Creemos que la fe cristiana, tan presente en la configuración histórica de Andalucía, tiene una palabra que decir sobre su futuro.
2. El paso hacia una unidad de convivencia más amplia que la de cada una de las ocho provincias puede contribuir, sin duda, al redescubrimiento de nuestra identidad y de nuestros valores como pueblo, ya a superar la inercia, el aislamiento y la desesperanza que, junto a otros factores externos, han hecho de nuestra tierra una zona subdesarrollada.
3. El referéndum de iniciativa autonómica, convocado para el 28 de febrero, nos sitúa a todos los andaluces ante una reflexión y una decisión altamente responsable. Cierto que la organización político-administrativa del Estado es materia opinable entre los ciudadanos y que nadie puede ser forzado ni impedido en una opción concreta por razón de su fe cristiana. Pero el proceso autonómico pone en juego importantes opciones de futuro sobre nuestros problemas endémicos – paro, emigración, subdesarrollo – e incluso, en cierta medida, nuestro modelo de sociedad.

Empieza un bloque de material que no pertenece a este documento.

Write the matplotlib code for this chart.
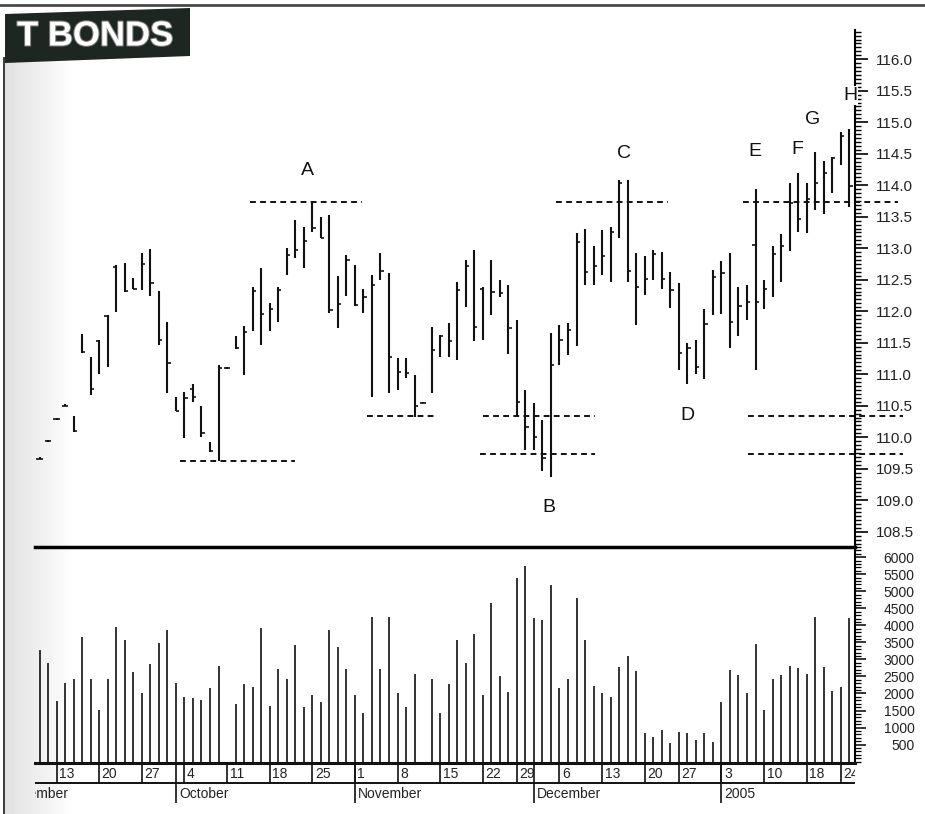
import numpy as np
import pandas as pd
import matplotlib
matplotlib.use("Agg")
import matplotlib.pyplot as plt
from matplotlib.ticker import MultipleLocator, FixedLocator, FormatStrFormatter
from matplotlib.patches import Polygon
import matplotlib.patheffects as pe

plt.rcParams['font.family'] = ['Liberation Sans', 'DejaVu Sans']

# trading calendar (CBOT bond futures), chart starts 9 Sep 2004
holidays = ['2004-09-06', '2004-11-25', '2004-12-24', '2005-01-17']
first_day = '2004-09-09'

high = [109.68, 109.96, 110.31, 110.52, 110.33, 111.64, 111.28, 111.55, 111.94, 112.73,
        112.77, 112.52, 112.93, 112.98, 112.32, 111.83, 110.64, 110.72, 110.84, 110.50,
        109.93, 111.15, 111.11, 111.60, 111.77, 112.38, 112.68, 112.13, 112.39, 113.00,
        113.44, 113.34, 113.73, 113.49, 113.53, 112.56, 112.89, 112.73, 112.36, 112.57,
        112.92, 112.60, 111.25, 111.25, 110.99, 110.56, 111.75, 111.62, 111.81, 112.47,
        112.81, 112.97, 112.39, 112.81, 112.50, 112.42, 111.86, 110.75, 110.55, 110.27,
        111.65, 111.78, 111.82, 113.24, 113.30, 113.04, 113.29, 113.34, 114.08, 114.08,
        112.92, 112.87, 112.97, 112.94, 112.63, 112.44, 111.49, 111.55, 112.03, 112.65,
        112.79, 112.92, 112.38, 112.42, 113.94, 112.50, 113.04, 113.23, 114.03, 114.20,
        114.04, 114.52, 114.39, 114.45, 114.85, 114.90]
low = [109.65, 109.93, 110.28, 110.49, 110.09, 111.33, 110.67, 111.00, 111.12, 111.99,
       112.31, 112.35, 112.34, 112.24, 111.46, 110.70, 110.41, 109.98, 110.56, 110.00,
       109.77, 109.62, 111.09, 111.40, 110.99, 111.69, 111.46, 111.69, 111.83, 112.57,
       112.84, 112.68, 113.26, 113.16, 111.97, 111.74, 112.24, 112.08, 111.97, 110.64,
       112.50, 110.70, 110.75, 110.94, 110.32, 110.54, 110.70, 111.28, 111.27, 111.23,
       112.07, 111.52, 111.55, 111.94, 112.23, 111.32, 110.33, 109.80, 109.79, 109.47,
       109.37, 111.15, 111.31, 111.44, 112.42, 112.42, 112.57, 112.47, 113.17, 112.47,
       111.78, 112.26, 112.50, 112.36, 112.05, 111.06, 110.85, 111.01, 110.93, 111.94,
       111.96, 111.41, 111.61, 111.86, 111.06, 112.03, 112.22, 112.47, 112.95, 113.26,
       113.24, 113.61, 113.54, 113.87, 114.32, 113.66]
nan = np.nan
opens = [109.66, 109.94, 110.29, 110.50, nan, nan, nan, 111.53, 111.92, 112.70,
         nan, nan, nan, nan, nan, nan, nan, nan, 110.76, nan,
         nan, nan, 111.10, nan, nan, nan, nan, nan, nan, nan,
         nan, nan, nan, nan, nan, nan, nan, nan, nan, nan,
         nan, nan, nan, nan, nan, 110.55, nan, nan, nan, nan,
         nan, nan, 112.36, nan, nan, nan, nan, nan, nan, nan,
         nan, nan, nan, nan, nan, nan, nan, nan, nan, nan,
         nan, nan, nan, nan, nan, nan, nan, nan, nan, nan,
         nan, nan, nan, nan, 113.05, nan, nan, nan, nan, nan,
         nan, nan, nan, nan, nan, nan]
close = [109.66, 109.94, 110.29, 110.50, 110.10, 111.35, 110.76, nan, nan, nan,
         112.32, 112.36, 112.75, 112.44, 111.55, 111.17, 110.42, 110.63, 110.64, 110.06,
         109.78, 111.10, 111.10, 111.41, 111.67, 112.32, 111.96, 112.03, 112.34, 112.89,
         112.97, 113.12, 113.32, 113.17, 112.02, 112.11, 112.81, 112.10, 112.23, 112.42,
         112.64, 111.28, 111.04, 111.02, 110.50, 110.55, 111.38, 111.60, 111.53, 112.34,
         112.71, 111.75, nan, 112.31, 112.29, 111.74, 110.56, 110.16, 110.01, 109.67,
         111.15, 111.54, 111.70, 113.10, 112.63, 112.72, 112.87, 113.25, 114.03, 112.64,
         112.38, 112.51, 112.91, 112.51, 112.33, 111.34, 111.41, 111.11, 111.80, 112.55,
         112.60, 111.83, 112.08, 112.14, 112.14, 112.36, 112.91, 113.04, 113.71, 113.47,
         113.78, 114.04, 114.19, 114.43, 114.78, 113.99]
volume = [3280, 2900, 1780, 2300, 2430, 3670, 2430, 1520, 2430, 3940,
          3570, 2640, 2000, 2870, 3470, 3860, 2300, 1890, 1880, 1810,
          2170, 2820, 0, 1680, 2270, 2180, 3910, 1630, 2730, 2430,
          3420, 1610, 1960, 1760, 3860, 3360, 2710, 1960, 1440, 4250,
          2720, 4240, 2000, 1610, 2560, 0, 2430, 1440, 2270, 3570,
          2900, 3750, 1960, 4650, 2520, 2050, 5380, 5740, 4210, 4160,
          5190, 2150, 2420, 4810, 3570, 2230, 2000, 1890, 2790, 3100,
          2660, 830, 730, 930, 540, 880, 830, 630, 830, 570,
          1740, 2690, 2540, 2000, 3450, 1520, 2430, 2540, 2820, 2760,
          2570, 4240, 2770, 2080, 2200, 4210]

# support / resistance levels: (price, first bar, last bar)
levels = [113.73, 109.62, 110.33, 110.33, 109.73, 113.73, 113.73, 110.33, 109.73]
level_from = [24.7, 16.5, 38.4, 52.0, 51.7, 60.6, 82.5, 83.1, 83.1]
level_to = [37.8, 30.0, 46.6, 65.2, 65.2, 73.7, 100.7, 101.3, 101.3]

marks = ['A', 'B', 'C', 'D', 'E', 'F', 'G', 'H']
mark_bar = [31.4, 59.7, 68.6, 76.0, 83.9, 88.9, 90.7, 95.1]
mark_price = [114.24, 108.89, 114.51, 110.34, 114.54, 114.56, 115.04, 115.42]

cal = pd.bdate_range('2004-09-01', '2005-01-25', freq='C', holidays=holidays)
pos = np.arange(len(cal)) - cal.get_loc(pd.Timestamp(first_day))
x = pos[pos >= 0]
high, low = np.array(high), np.array(low)
opens, close = np.array(opens), np.array(close)

W, H = 925, 814


def box(x0, y0, x1, y1):
    return [x0 / W, 1 - y1 / H, (x1 - x0) / W, (y1 - y0) / H]


fig = plt.figure(figsize=(W / 100, H / 100), dpi=100)
fig.patch.set_facecolor('white')

# page furniture: frame, shading at the binding, title tab
bg = fig.add_axes([0, 0, 1, 1], zorder=-10)
bg.set_xlim(0, W)
bg.set_ylim(H, 0)
bg.axis('off')
grad = np.linspace(0.88, 1.0, 70)[None, :]
bg.imshow(grad, extent=(5, 75, H, 58), cmap='gray', vmin=0, vmax=1, aspect='auto')
bg.plot([0, W], [5, 5], color='#4a4a4a', lw=2)
bg.plot([4, 4], [58, H], color='#3a3a3a', lw=1.4)
bg.add_patch(Polygon([(5, 14), (190, 8), (190, 56), (5, 63)], closed=True,
                     facecolor='#1d2621', edgecolor='none'))
bg.text(17, 36, 'T BONDS', color='white', fontsize=25, fontweight='bold',
        va='center', ha='left',
        path_effects=[pe.withStroke(linewidth=1.5, foreground='#7a7a7a')])

xlim = (-0.53, 95.67)

# price panel
ax = fig.add_axes(box(35, 30, 855, 547))
ax.set_facecolor('none')
ax.vlines(x, low, high, color='#111111', lw=1.5)
m = ~np.isnan(opens)
ax.hlines(opens[m], x[m] - 0.38, x[m], color='#111111', lw=1.2)
m = ~np.isnan(close)
ax.hlines(close[m], x[m], x[m] + 0.38, color='#111111', lw=1.2)
for lv, a, b in zip(levels, level_from, level_to):
    ax.hlines(lv, a, b, color='#111111', lw=1.4, linestyles=(0, (3, 2.2)), clip_on=False)
for t, bx, py in zip(marks, mark_bar, mark_price):
    kw = {}
    if t == 'H':
        kw['bbox'] = dict(facecolor='white', edgecolor='none', pad=0.5)
    ax.text(bx, py, t, fontsize=14, ha='center', va='center', color='#111111',
            zorder=6, clip_on=False, **kw)
ax.set_xlim(*xlim)
ax.set_ylim(108.257, 116.464)
for s in ['left', 'top']:
    ax.spines[s].set_visible(False)
ax.spines['right'].set_linewidth(1.5)
ax.spines['bottom'].set_linewidth(2.5)
ax.yaxis.tick_right()
ax.yaxis.set_major_locator(MultipleLocator(0.5))
ax.yaxis.set_minor_locator(MultipleLocator(1 / 16))
ax.yaxis.set_major_formatter(FormatStrFormatter('%.1f'))
ax.tick_params(axis='y', which='major', length=9, width=1.2, pad=6, labelsize=11,
               labelcolor='#222222')
ax.tick_params(axis='y', which='minor', length=4, width=1.0)
ax.tick_params(axis='x', bottom=False, labelbottom=False)

# volume panel
av = fig.add_axes(box(35, 547, 855, 763))
av.set_facecolor('none')
av.vlines(x, 0, volume, color='#111111', lw=1.2)
av.set_xlim(*xlim)
av.set_ylim(-40, 6300)
for s in ['left', 'top', 'bottom']:
    av.spines[s].set_visible(False)
av.spines['right'].set_linewidth(1.5)
av.yaxis.tick_right()
av.yaxis.set_major_locator(FixedLocator(np.arange(500, 6001, 500)))
av.yaxis.set_minor_locator(MultipleLocator(100))
av.yaxis.set_major_formatter(FormatStrFormatter('%d'))
av.tick_params(axis='y', which='major', length=8, width=1.1, pad=35, labelsize=10,
               labelcolor='#222222')
av.tick_params(axis='y', which='minor', length=4, width=0.9)
for lab in av.get_yticklabels():
    lab.set_horizontalalignment('right')
av.tick_params(axis='x', bottom=False, labelbottom=False)

# date strip: week starts and month starts
ad = fig.add_axes(box(35, 763, 855, 805))
ad.set_facecolor('none')
ad.set_xlim(*xlim)
ad.set_ylim(0, 1)
ad.axis('off')
week = cal.isocalendar().week.values
new_week = np.r_[False, week[1:] != week[:-1]]
new_month = np.r_[True, cal.month[1:] != cal.month[:-1]]
ad.axhline(1.0, color='#111111', lw=2.2, clip_on=False)
ad.axhline(0.52, color='#111111', lw=1.4)
for p, d in zip(pos[new_week], cal[new_week]):
    if p < 0:
        continue
    ad.vlines(p, 0.52, 1.0, color='#111111', lw=1.2)
    ad.text(p + 0.3, 0.75, str(d.day), fontsize=10, va='center', ha='left',
            color='#222222', clip_on=True)
for p, d in zip(pos[new_month], cal[new_month]):
    label = '2005' if d.month == 1 else d.strftime('%B')
    if p >= 0:
        ad.vlines(p, 0.05, 1.0, color='#111111', lw=1.2)
    ad.text(p + 0.35, 0.27, label, fontsize=10, va='center', ha='left',
            color='#222222', clip_on=True)

fig.savefig('out.png', dpi=100)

4. Nos preocupa sinceramente que se haya descuidado entre nosotros una formación cívica suficiente sobre el tema autonómico. Ellos nos expone al peligro de ligereza o de irresponsabilidad. Es también de lamentar que un objetivo comunitario como el de la Autonomía esté siendo objeto de polarizaciones ideológicas y demasiado partidista. Lo que puede dar grandeza moral a esta paso histórico es la construcción solidaria de una Andalucía de todos.
5. Se impone, pues, una formación de la conciencia de cara al 28 de febrero; esto exige una información suficiente sobre el hecho autonómico en sí; sobre sus horizontes de futuro; sobre su problemática y sobre las versiones del mismo que ofrece cada partido político.
La Iglesia respeta las opciones de conciencia que adopten los ciudadanos y los fieles, siempre que no sean fruto de la apatía, de la insolidaridad o del apasionamiento.